**Supplied data**
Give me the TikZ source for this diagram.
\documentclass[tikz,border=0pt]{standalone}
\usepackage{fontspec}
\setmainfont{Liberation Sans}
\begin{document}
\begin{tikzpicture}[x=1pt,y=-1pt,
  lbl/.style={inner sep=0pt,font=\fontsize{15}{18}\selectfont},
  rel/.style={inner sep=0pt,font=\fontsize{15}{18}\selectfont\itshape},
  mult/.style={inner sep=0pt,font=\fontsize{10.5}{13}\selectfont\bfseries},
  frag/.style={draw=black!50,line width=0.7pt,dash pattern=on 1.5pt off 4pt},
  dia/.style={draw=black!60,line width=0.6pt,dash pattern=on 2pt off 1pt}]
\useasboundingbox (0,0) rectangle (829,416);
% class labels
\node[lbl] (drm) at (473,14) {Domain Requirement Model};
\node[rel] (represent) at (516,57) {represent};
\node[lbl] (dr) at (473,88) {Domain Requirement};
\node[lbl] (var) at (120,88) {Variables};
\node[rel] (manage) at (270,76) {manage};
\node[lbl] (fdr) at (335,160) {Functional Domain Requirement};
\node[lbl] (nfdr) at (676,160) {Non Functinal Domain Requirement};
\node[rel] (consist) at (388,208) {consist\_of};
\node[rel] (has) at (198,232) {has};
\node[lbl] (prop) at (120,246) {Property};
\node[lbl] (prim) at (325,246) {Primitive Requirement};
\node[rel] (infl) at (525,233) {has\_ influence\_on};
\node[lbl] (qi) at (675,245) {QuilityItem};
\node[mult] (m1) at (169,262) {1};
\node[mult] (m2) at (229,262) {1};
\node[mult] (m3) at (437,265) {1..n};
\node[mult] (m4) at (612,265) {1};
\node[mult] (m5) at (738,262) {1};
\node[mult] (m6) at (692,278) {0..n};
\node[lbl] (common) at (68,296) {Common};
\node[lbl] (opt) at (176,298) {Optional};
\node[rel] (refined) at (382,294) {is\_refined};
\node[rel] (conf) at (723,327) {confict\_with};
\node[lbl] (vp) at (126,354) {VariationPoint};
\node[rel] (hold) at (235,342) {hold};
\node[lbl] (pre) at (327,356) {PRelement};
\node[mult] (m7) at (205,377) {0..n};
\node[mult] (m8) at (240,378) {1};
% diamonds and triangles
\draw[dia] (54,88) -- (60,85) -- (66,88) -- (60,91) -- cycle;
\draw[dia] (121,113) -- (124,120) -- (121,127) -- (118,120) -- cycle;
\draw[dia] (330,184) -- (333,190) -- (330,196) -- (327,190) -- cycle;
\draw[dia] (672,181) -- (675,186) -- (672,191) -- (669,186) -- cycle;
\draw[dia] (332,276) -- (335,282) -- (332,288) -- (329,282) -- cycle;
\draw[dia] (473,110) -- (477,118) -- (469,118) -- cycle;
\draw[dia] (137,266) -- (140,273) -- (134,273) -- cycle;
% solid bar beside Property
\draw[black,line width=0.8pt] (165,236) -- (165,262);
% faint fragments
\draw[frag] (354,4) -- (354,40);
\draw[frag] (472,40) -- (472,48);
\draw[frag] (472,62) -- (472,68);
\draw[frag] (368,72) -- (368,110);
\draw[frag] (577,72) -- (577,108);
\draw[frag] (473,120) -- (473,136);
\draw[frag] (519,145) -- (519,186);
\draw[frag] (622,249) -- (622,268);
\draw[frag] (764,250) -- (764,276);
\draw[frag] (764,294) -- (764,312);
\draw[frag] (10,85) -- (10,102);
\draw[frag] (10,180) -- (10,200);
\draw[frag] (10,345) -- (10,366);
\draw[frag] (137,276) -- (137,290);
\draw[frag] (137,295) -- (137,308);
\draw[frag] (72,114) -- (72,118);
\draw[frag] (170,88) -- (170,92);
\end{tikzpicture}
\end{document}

**Exercise instructions**
Reproduce the full listing word for word.

**Answer in full**
Give me the TikZ source for this diagram.
\documentclass[tikz,border=0pt]{standalone}
\usepackage{fontspec}
\setmainfont{Liberation Sans}
\begin{document}
\begin{tikzpicture}[x=1pt,y=-1pt,
  lbl/.style={inner sep=0pt,font=\fontsize{15}{18}\selectfont},
  rel/.style={inner sep=0pt,font=\fontsize{15}{18}\selectfont\itshape},
  mult/.style={inner sep=0pt,font=\fontsize{10.5}{13}\selectfont\bfseries},
  frag/.style={draw=black!50,line width=0.7pt,dash pattern=on 1.5pt off 4pt},
  dia/.style={draw=black!60,line width=0.6pt,dash pattern=on 2pt off 1pt}]
\useasboundingbox (0,0) rectangle (829,416);
% class labels
\node[lbl] (drm) at (473,14) {Domain Requirement Model};
\node[rel] (represent) at (516,57) {represent};
\node[lbl] (dr) at (473,88) {Domain Requirement};
\node[lbl] (var) at (120,88) {Variables};
\node[rel] (manage) at (270,76) {manage};
\node[lbl] (fdr) at (335,160) {Functional Domain Requirement};
\node[lbl] (nfdr) at (676,160) {Non Functinal Domain Requirement};
\node[rel] (consist) at (388,208) {consist\_of};
\node[rel] (has) at (198,232) {has};
\node[lbl] (prop) at (120,246) {Property};
\node[lbl] (prim) at (325,246) {Primitive Requirement};
\node[rel] (infl) at (525,233) {has\_ influence\_on};
\node[lbl] (qi) at (675,245) {QuilityItem};
\node[mult] (m1) at (169,262) {1};
\node[mult] (m2) at (229,262) {1};
\node[mult] (m3) at (437,265) {1..n};
\node[mult] (m4) at (612,265) {1};
\node[mult] (m5) at (738,262) {1};
\node[mult] (m6) at (692,278) {0..n};
\node[lbl] (common) at (68,296) {Common};
\node[lbl] (opt) at (176,298) {Optional};
\node[rel] (refined) at (382,294) {is\_refined};
\node[rel] (conf) at (723,327) {confict\_with};
\node[lbl] (vp) at (126,354) {VariationPoint};
\node[rel] (hold) at (235,342) {hold};
\node[lbl] (pre) at (327,356) {PRelement};
\node[mult] (m7) at (205,377) {0..n};
\node[mult] (m8) at (240,378) {1};
% diamonds and triangles
\draw[dia] (54,88) -- (60,85) -- (66,88) -- (60,91) -- cycle;
\draw[dia] (121,113) -- (124,120) -- (121,127) -- (118,120) -- cycle;
\draw[dia] (330,184) -- (333,190) -- (330,196) -- (327,190) -- cycle;
\draw[dia] (672,181) -- (675,186) -- (672,191) -- (669,186) -- cycle;
\draw[dia] (332,276) -- (335,282) -- (332,288) -- (329,282) -- cycle;
\draw[dia] (473,110) -- (477,118) -- (469,118) -- cycle;
\draw[dia] (137,266) -- (140,273) -- (134,273) -- cycle;
% solid bar beside Property
\draw[black,line width=0.8pt] (165,236) -- (165,262);
% faint fragments
\draw[frag] (354,4) -- (354,40);
\draw[frag] (472,40) -- (472,48);
\draw[frag] (472,62) -- (472,68);
\draw[frag] (368,72) -- (368,110);
\draw[frag] (577,72) -- (577,108);
\draw[frag] (473,120) -- (473,136);
\draw[frag] (519,145) -- (519,186);
\draw[frag] (622,249) -- (622,268);
\draw[frag] (764,250) -- (764,276);
\draw[frag] (764,294) -- (764,312);
\draw[frag] (10,85) -- (10,102);
\draw[frag] (10,180) -- (10,200);
\draw[frag] (10,345) -- (10,366);
\draw[frag] (137,276) -- (137,290);
\draw[frag] (137,295) -- (137,308);
\draw[frag] (72,114) -- (72,118);
\draw[frag] (170,88) -- (170,92);
\end{tikzpicture}
\end{document}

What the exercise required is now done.